# Local Rag Example

I am running a minimal rag-based llm application here to test the feasibility of running a local model on an old 8G-RAM intel-chip mac laptop. 

In [1]:
# ! pip install ollama
# ! pip install langchain
# ! pip install langchain-community

In [2]:
import os
import ollama

from langchain_community.vectorstores import Chroma
from langchain_community.chat_models import ChatOllama
from langchain_community.embeddings import FastEmbedEmbeddings
from langchain.schema.output_parser import StrOutputParser
from langchain_community.document_loaders import PyPDFLoader
from langchain.text_splitter import RecursiveCharacterTextSplitter
from langchain.schema.runnable import RunnablePassthrough
from langchain.prompts import PromptTemplate
from langchain.vectorstores.utils import filter_complex_metadata

## Build rag retriever

In [3]:
text_splitter = RecursiveCharacterTextSplitter(chunk_size=1024, chunk_overlap=100)

In [13]:
from pypdf import PdfReader

pdf_file_path = os.path.join("./data", "manual.pdf")
docs = PyPDFLoader(file_path=pdf_file_path).load()
chunks = text_splitter.split_documents(docs)
chunks = filter_complex_metadata(chunks)

vector_store = Chroma.from_documents(documents=chunks, embedding=FastEmbedEmbeddings())

Fetching 5 files: 100%|████████████████████████████████████████████████████████████████████████████████████████████████████████████████████████| 5/5 [00:00<00:00, 11516.49it/s]


In [14]:
# Check chunks
print(f"Total chunks: {len(chunks)}")
chunks[0]

Total chunks: 263


Document(metadata={'source': './data/manual.pdf', 'page': 0}, page_content='www.samsung.com English. 04/2024. Rev.1.1SM-A356B/DS\nSM-A356B/DS UDSM-A356ESM-A356E/DSSM-A556B/DSSM-A556B/DS UDSM-A556ESM-A556E/DS\nUSER GUIDE')

In [7]:
# Construct retriever
retriever = vector_store.as_retriever(
            search_type="similarity_score_threshold",
            search_kwargs={
                "k": 3,
                "score_threshold": 0.5,
            },
        )

In [15]:
# Check retriever
question = "what's wrong with my phone when it does not turn on"
context = retriever.get_relevant_documents(question)
context

[Document(metadata={'page': 150, 'source': './data/manual.pdf'}, page_content='Appendix\n151\nYour device does not turn on\nWhen the battery is completely discharged, your device will not turn on.
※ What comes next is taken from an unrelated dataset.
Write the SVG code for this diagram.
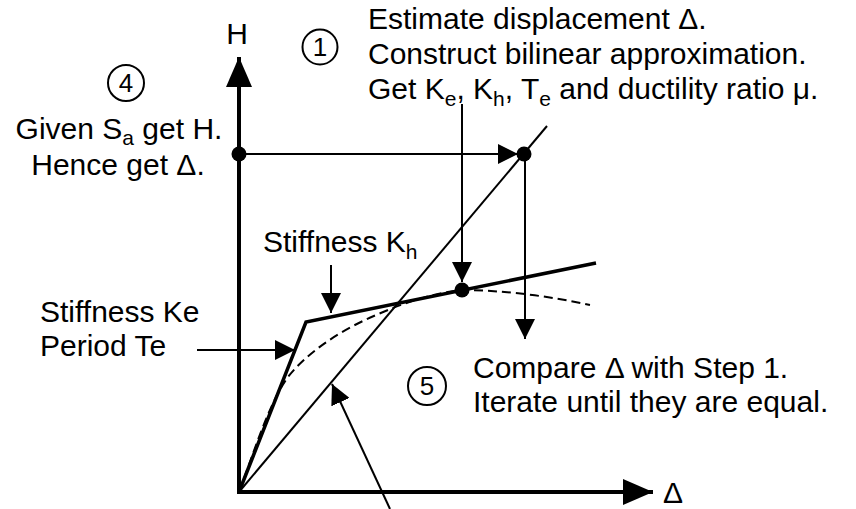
<svg xmlns="http://www.w3.org/2000/svg" width="856" height="509" viewBox="0 0 856 509">
<defs>
<style>
text{font-family:"Liberation Sans",Arial,sans-serif;font-size:30px;fill:#000}
.num{font-size:26px;text-anchor:middle}
.circ{fill:none;stroke:#000;stroke-width:2}
.ax{stroke:#000;stroke-width:4;fill:none}
.thin{stroke:#000;stroke-width:2;fill:none}
.bil{stroke:#000;stroke-width:3.5;fill:none;stroke-linejoin:miter}
.dash{stroke:#000;stroke-width:2;fill:none;stroke-dasharray:9,5}
.sub{font-size:21px}
</style>
<marker id="axh" markerUnits="userSpaceOnUse" markerWidth="30" markerHeight="26" refX="30" refY="13" orient="auto">
<path d="M0,0 L30,13 L0,26 z" fill="#000"/>
</marker>
<marker id="ah" markerUnits="userSpaceOnUse" markerWidth="20" markerHeight="20" refX="20" refY="10" orient="auto">
<path d="M0,0 L20,10 L0,20 z" fill="#000"/>
</marker>
</defs>
<rect width="856" height="509" fill="#fff"/>

<g id="axes">
<line class="ax" x1="239" y1="494" x2="239" y2="57" marker-end="url(#axh)"/>
<line class="ax" x1="237" y1="492" x2="653" y2="492" marker-end="url(#axh)"/>
<text x="237" y="44" text-anchor="middle">H</text>
<text x="663" y="503">Δ</text>
</g>

<g id="curves">
<path class="dash" d="M239,492 C255,450 268,405 288,377 C305,355 335,334 365,320 C395,306 430,293 462,290 C500,290 550,296 590,305"/>
<polyline class="bil" points="239,492 306,322 596,263"/>
<line class="thin" x1="239" y1="492" x2="547" y2="126"/>
</g>

<g id="connectors">
<line class="thin" x1="239" y1="154" x2="518" y2="154" marker-end="url(#ah)"/>
<line class="thin" x1="462" y1="104" x2="462" y2="282" marker-end="url(#ah)"/>
<line class="thin" x1="525" y1="154" x2="525" y2="339" marker-end="url(#ah)"/>
<line class="thin" x1="331" y1="265" x2="331" y2="313" marker-end="url(#ah)"/>
<line class="thin" x1="197" y1="350" x2="295" y2="350" marker-end="url(#ah)"/>
<line class="thin" x1="390" y1="509" x2="332" y2="384" marker-end="url(#ah)"/>
</g>

<g id="points">
<circle cx="239" cy="154" r="7.5" fill="#000"/>
<circle cx="524" cy="154" r="7.5" fill="#000"/>
<circle cx="462" cy="290" r="7.5" fill="#000"/>
</g>

<g id="step1">
<circle class="circ" cx="320" cy="47" r="17.5"/>
<text class="num" x="320" y="56">1</text>
<text x="368" y="29">Estimate displacement Δ.</text>
<text x="368" y="64">Construct bilinear approximation.</text>
<text x="368" y="99">Get K<tspan class="sub" dy="7">e</tspan><tspan dy="-7">, K</tspan><tspan class="sub" dy="7">h</tspan><tspan dy="-7">, T</tspan><tspan class="sub" dy="7">e</tspan><tspan dy="-7"> and ductility ratio μ.</tspan></text>
</g>

<g id="step4">
<circle class="circ" cx="126" cy="83" r="18"/>
<text class="num" x="126" y="92">4</text>
<text x="119" y="139" text-anchor="middle">Given S<tspan class="sub" dy="6">a</tspan><tspan dy="-6"> get H.</tspan></text>
<text x="118" y="175" text-anchor="middle">Hence get Δ.</text>
</g>

<g id="kh-label">
<text x="263" y="252">Stiffness K<tspan class="sub" dy="7">h</tspan></text>
</g>

<g id="ke-label">
<text x="40" y="322">Stiffness Ke</text>
<text x="40" y="356">Period Te</text>
</g>

<g id="step5">
<circle class="circ" cx="427" cy="386" r="19"/>
<text class="num" x="427" y="395">5</text>
<text x="473" y="378">Compare Δ with Step 1.</text>
<text x="473" y="412">Iterate until they are equal.</text>
</g>
</svg>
Fully charge the \nbattery before turning on the device.\nThe touch screen responds slowly or improperly\n •If you attach a screen protector or optional accessories to the touch screen, the touch screen may not function properly.\n •If you are wearing gloves, if your hands are not clean while touching the touch screen, or if you tap the screen with sharp objects or your fingertips, the touch screen may malfunction.\n •The touch screen may malfunction in humid conditions or when exposed to water.\n •Restart your device to clear any temporary software problems.\n •Ensure that your device software is updated to the latest version.\n •If the touch screen is scratched or damaged, visit a Samsung Service Centre or an authorised service centre.\nYour device freezes or encounters a fatal problem'),
 

## Feed both question and retriever to prompt and model

You will need to download [Ollama](https://ollama.com/) to host your (hopefully open-source) llm locally, and also choose a model from their [library](https://ollama.com/library). I am choosing the smallest model so I can run it on my old laptop. 

In [20]:
model_name = "qwen2:0.5b"
model = ChatOllama(model=model_name)

In [21]:
prompt = PromptTemplate.from_template(
            """
            <s> [INST] You are an assistant for question-answering tasks. Use the following pieces of retrieved context 
            to answer the question. If you don't know the answer, just say that you don't know. Use three sentences
             maximum and keep the answer concise. [/INST] </s> 
            [INST] Question: {question} 
            Context: {context} 
            Answer: [/INST]
            """
        )

In [22]:
chain = ({"context": lambda x: retriever, "question": RunnablePassthrough()} | prompt | model)

In [24]:
response = chain.invoke(question)
response.content

"It looks like there might be some issues with your phone that are causing it to turn off or malfunction. This is due to a number of factors including overheating, touch screen issues, connectivity problems, and battery drain. To fix these issues, you can try closing apps running on the device and reducing excessive battery usage. If these steps do not work, you may need to consult with a service center for assistance. In terms of troubleshooting, it's also important to ensure that your phone is updated to the latest software version, as this can help resolve any potential issues or prevent more serious problems from occurring."

## And it worked!!!